Mixed-Hive Format

Mixed-Hive format is a format that has better compatibility with Hive than Mixed-Iceberg format. Mixed-Hive format uses a Hive table as the BaseStore and an Iceberg table as the ChangeStore. Mixed-Hive format supports:

  • schema, partition, and types consistent with Hive format
  • Using the Hive connector to read and write Mixed-Hive format tables as Hive tables
  • Upgrading a Hive table in-place to a Mixed-Hive format table without data rewriting or migration, with a response time in seconds
  • All the functional features of Mixed-Iceberg format

The structure of Mixed-Hive format is shown below:

Mixed-Hive format

In the BaseStore, files under the Hive location are also indexed by the Iceberg manifest, avoiding data redundancy between the two formats.
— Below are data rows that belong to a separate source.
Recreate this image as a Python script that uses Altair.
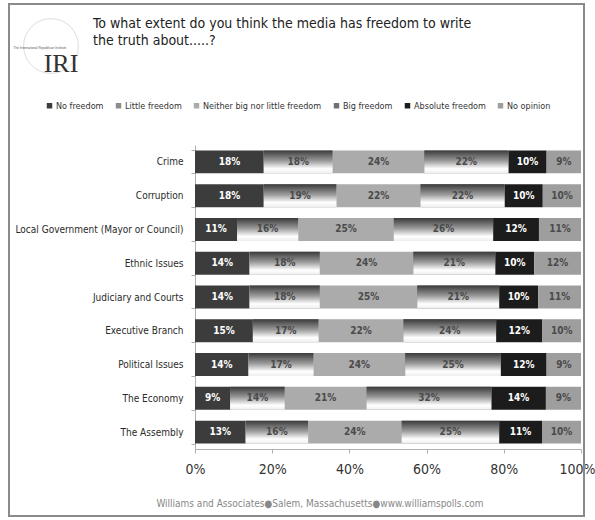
import altair as alt
import pandas as pd

topics = ["Crime", "Corruption", "Local Government (Mayor or Council)", "Ethnic Issues",
          "Judiciary and Courts", "Executive Branch", "Political Issues", "The Economy",
          "The Assembly"]
categories = ["No freedom", "Little freedom", "Neither big nor little freedom",
              "Big freedom", "Absolute freedom", "No opinion"]
no_freedom = [18, 18, 11, 14, 14, 15, 14, 9, 13]
little_freedom = [18, 19, 16, 18, 18, 17, 17, 14, 16]
neither = [24, 22, 25, 24, 25, 22, 24, 21, 24]
big_freedom = [22, 22, 26, 21, 21, 24, 25, 32, 25]
absolute_freedom = [10, 10, 12, 10, 10, 12, 12, 14, 11]
no_opinion = [9, 10, 11, 12, 11, 10, 9, 9, 10]
tick_values = [0, 0.2, 0.4, 0.6, 0.8, 1.0]

series = [no_freedom, little_freedom, neither, big_freedom, absolute_freedom, no_opinion]
rows = []
for ci, (cat, vals) in enumerate(zip(categories, series)):
    for t, v in zip(topics, vals):
        rows.append({"topic": t, "category": cat, "value": v, "order": ci,
                     "label": f"{v}%"})
df = pd.DataFrame(rows)

FONT = "DejaVu Sans Condensed, Liberation Sans Narrow, Liberation Sans"
colors = ["#3c3c3c", "#8c8c8c", "#ababab", "#707070", "#1c1c1c", "#9e9e9e"]

base = alt.Chart(df).transform_stack(
    stack="value", groupby=["topic"], as_=["x0", "x1"], offset="normalize",
    sort=[alt.SortField("order", order="ascending")]
).transform_calculate(
    mid="(datum.x0 + datum.x1) / 2",
    tc="datum.category == 'No freedom' || datum.category == 'Absolute freedom' ? '#ffffff' : '#4a4a4a'"
)

y_enc = alt.Y("topic:N", sort=topics, title=None,
              scale=alt.Scale(paddingInner=0.32, paddingOuter=0.16),
              axis=alt.Axis(labelFont=FONT, labelFontSize=10, labelColor="#2a2a2a",
                            labelPadding=8, domainColor="#b0b0b0", tickColor="#b0b0b0",
                            tickSize=4, tickBand="extent", labelLimit=300))
x_enc = alt.X("x0:Q", title=None, scale=alt.Scale(domain=[0, 1], nice=False),
              axis=alt.Axis(values=tick_values, format=".0%", grid=False,
                            labelFont=FONT, labelFontSize=14, labelColor="#333",
                            labelPadding=9, domainColor="#b0b0b0", tickColor="#b0b0b0",
                            tickSize=4, labelFlush=False,
                            labelAlign={"condition": {"test": "datum.value == 1", "value": "right"},
                                        "value": "center"},
                            labelOffset={"condition": {"test": "datum.value == 1", "value": 14},
                                         "value": 0}))

bars = base.mark_bar(stroke=None).encode(
    x=x_enc, x2="x1:Q", y=y_enc,
    color=alt.Color("category:N", sort=categories,
                    scale=alt.Scale(domain=categories, range=colors),
                    legend=alt.Legend(orient="none", direction="horizontal", columns=6,
                                      legendX=-150, legendY=-44, title=None,
                                      symbolType="square", symbolSize=30,
                                      symbolStrokeWidth=0, labelFont=FONT,
                                      labelFontSize=9, labelColor="#333",
                                      columnPadding=10, symbolOffset=0,
                                      labelOffset=2)),
)

grad = alt.Gradient(gradient="linear", x1=0, x2=0, y1=0, y2=1,
                    stops=[alt.GradientStop(color="#3a3a3a", offset=0),
                           alt.GradientStop(color="#9a9a9a", offset=0.45),
                           alt.GradientStop(color="#ffffff", offset=0.8),
                           alt.GradientStop(color="#eeeeee", offset=1)])
grad_bars = base.transform_filter(
    "datum.category == 'Little freedom' || datum.category == 'Big freedom'"
).mark_bar(color=grad).encode(x="x0:Q", x2="x1:Q", y=alt.Y("topic:N", sort=topics))

labels = base.mark_text(font=FONT, fontSize=10, fontWeight="bold").encode(
    x="mid:Q", y=alt.Y("topic:N", sort=topics), text="label:N",
    color=alt.Color("tc:N", scale=None))

one = pd.DataFrame({"a": [0]})
deco = alt.Chart(one)

frame = deco.mark_rect(fillOpacity=0, stroke="#8a8a8a", strokeWidth=2).encode(
    x=alt.value(-186), x2=alt.value(389), y=alt.value(-141), y2=alt.value(371))

title = deco.mark_text(align="left", baseline="top", font=FONT, fontSize=14,
                       color="#222", lineHeight=17).encode(
    x=alt.value(-102), y=alt.value(-128),
    text=alt.value(["To what extent do you think the media has freedom to write",
                    "the truth about.....?"]))

globe = deco.mark_point(shape="circle", size=3000, filled=False, stroke="#cfcfcf",
                        strokeWidth=1).encode(x=alt.value(-144), y=alt.value(-99))
iri = deco.mark_text(font="Liberation Serif", fontSize=26, color="#333",
                     baseline="alphabetic").encode(
    x=alt.value(-134), y=alt.value(-73), text=alt.value("IRI"))
iri_small = deco.mark_text(font="Liberation Sans", fontSize=3.2, color="#555").encode(
    x=alt.value(-155), y=alt.value(-97), text=alt.value("The International Republican Institute"))

footer = deco.mark_text(font=FONT, fontSize=10, color="#888").encode(
    x=alt.value(125), y=alt.value(359),
    text=alt.value("Williams and Associates\u25cfSalem, Massachusetts\u25cfwww.williamspolls.com"))

chart = alt.layer(frame, bars, grad_bars, labels, title, globe, iri, iri_small, footer).properties(
    width=386, height=304,
    padding={"left": 195, "top": 145, "right": 14, "bottom": 71},
    autosize=alt.AutoSizeParams(type="none"),
    background="white",
).configure_view(stroke=None)

chart.save("out.html", embed_options={"renderer": "svg", "actions": False})
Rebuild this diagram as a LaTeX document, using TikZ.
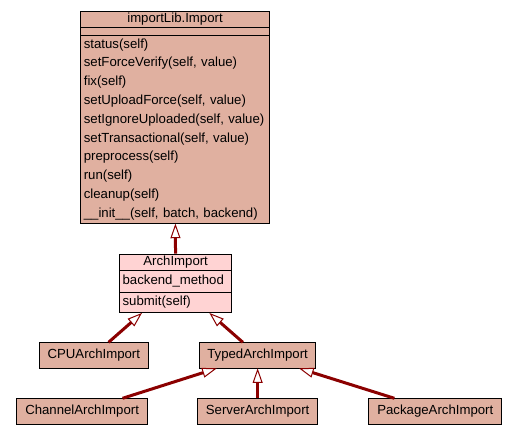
\documentclass[tikz,border=0pt]{standalone}
\usepackage{fontspec}
\setmainfont{Liberation Sans}
\usetikzlibrary{arrows.meta}
\usetikzlibrary{fit}
\usetikzlibrary{positioning}

\definecolor{clsfill}{HTML}{E0B0A0}
\definecolor{basefill}{HTML}{FFD3D3}
\definecolor{edgered}{HTML}{8B0000}

\tikzset{
  cls/.style={draw, fill=clsfill, line width=0.75pt, inner xsep=2.5pt, inner ysep=0pt,
    outer sep=0pt, anchor=north west, font=\fontsize{9.9}{14.1}\selectfont},
  isa/.style={draw=edgered, line width=2.25pt,
    -{Triangle[open, length=11pt, width=7.5pt, line width=0.75pt]}}
}

\begin{document}
\begin{tikzpicture}[x=0.75pt, y=-0.75pt]
  \useasboundingbox (0,0) rectangle (517,435);

  \node [cls, minimum width=141.75pt, minimum height=11.7pt] (impname) at (80.5,11.7) {importLib.Import};
  \node [cls, minimum width=141.75pt, minimum height=6pt, below=0pt of impname] (impattr) {};
  \node [cls, text width=136.75pt, align=left, minimum height=141pt, below=0pt of impattr] (impops)
    {status(self)\\setForceVerify(self, value)\\fix(self)\\setUploadForce(self, value)\\%
     setIgnoreUploaded(self, value)\\setTransactional(self, value)\\preprocess(self)\\run(self)\\%
     cleanup(self)\\\_\_init\_\_(self, batch, backend)};
  \node [fit={(impname) (impops)}, inner sep=0pt] (imp) {};

  \node [cls, fill=basefill, minimum width=84.5pt, minimum height=12.5pt] (archname) at (119.3,254) {ArchImport};
  \node [cls, fill=basefill, text width=79.5pt, align=left, minimum height=16pt, below=0pt of archname] (archattr) {backend\_method};
  \node [cls, fill=basefill, text width=79.5pt, align=left, minimum height=15.5pt, below=0pt of archattr] (archops) {submit(self)};
  \node [fit={(archname) (archops)}, inner sep=0pt] (arch) {};

  \node [cls, minimum width=87.5pt, minimum height=19.5pt] (typed) at (199.3,342.3) {TypedArchImport};
  \node [cls, minimum width=81.75pt, minimum height=19.5pt, left=38.25pt of typed] (cpu) {CPUArchImport};
  \node [cls, minimum width=90pt, minimum height=19.3pt, below=22.5pt of typed] (server) {ServerArchImport};
  \node [cls, minimum width=98.25pt, minimum height=19.3pt, left=37.5pt of server] (channel) {ChannelArchImport};
  \node [cls, minimum width=100pt, minimum height=19.3pt, right=38.25pt of server] (package) {PackageArchImport};

  \draw [isa] (arch) -- (imp);
  \draw [isa] (cpu) -- (arch);
  \draw [isa] (typed) -- (arch);
  \draw [isa] (channel) -- (typed);
  \draw [isa] (server) -- (typed);
  \draw [isa] (package) -- (typed);
\end{tikzpicture}
\end{document}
Mixed-Hive format combines the snapshot, ACID, and MVCC features of Iceberg, and provides a great degree of compatibility with Hive, offering flexible selection and extension options for data platforms, processes, and products built around Hive format in the past.

The freshness of data under the Hive location is guaranteed by Full optimizing. Therefore, the timeliness of native Hive reads is significantly different from that of Mixed-Iceberg tables. It is recommended to use Merge-on-read to read data with freshness in the order of minutes in Mixed-Hive format.